Lately, I have noticed that this habit of depending on music to keep me entertained has become troublesome. As someone who has always felt deeply connected with the environment, it saddens me to realize that I have become so accustomed to having a barrier between myself and nature. For some reason, the rustles of trees, the cries of pigeons, and the moans of the wind don’t excite me as much as a soft voice over a beautiful chord progression. Although I believe that there is nothing wrong with listening to music while going for a walk, there is a problem with me using music as a tool to disassociate from the present. So, I have been trying to find ways to rekindle my connection with the environment.

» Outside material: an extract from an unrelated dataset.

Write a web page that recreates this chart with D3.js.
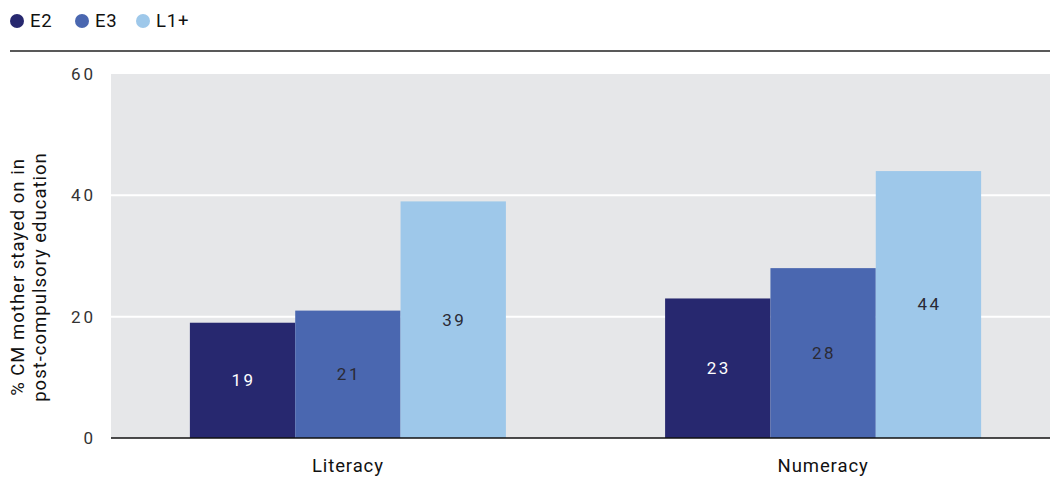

My first attempt at rekindling my connection with the environment has been through rediscovering ways to be entertained by being outside. I have done this by honing in on one or two of my senses every time I’m outdoors. Sometimes I might focus on comparing the shapes between a row of trees or the differences in paint on neighboring houses. Or, I might try to track how many distinct sounds, like a muffled conversation, a car door slamming, or a store bell ringing, that I hear on the way to my destination. Although these activities initially felt forced and strange, they have become second nature to me now. Most importantly, tuning into the world that rests outside of my earbuds and around my phone has made me feel more alive and reminded me that I am living in the present.
In all fairness, the present times aren’t peachy. With each day that passes, the thought of things ever being “normal” again seems to sink under devastating headlines and ceaseless tragedies. However, I still want to be present during these times. As a person who enjoys creative writing, I look for inspiration in my surroundings. So, I want to get the full, unfiltered picture of how things are now.
Although times are not ideal, and I’m sure you also dread staring at your lectures through screens, I encourage you to try to enjoy these moments a bit more. Take your headphones off, put your mask on, step outside, and admire all of the things that remind you that you are alive.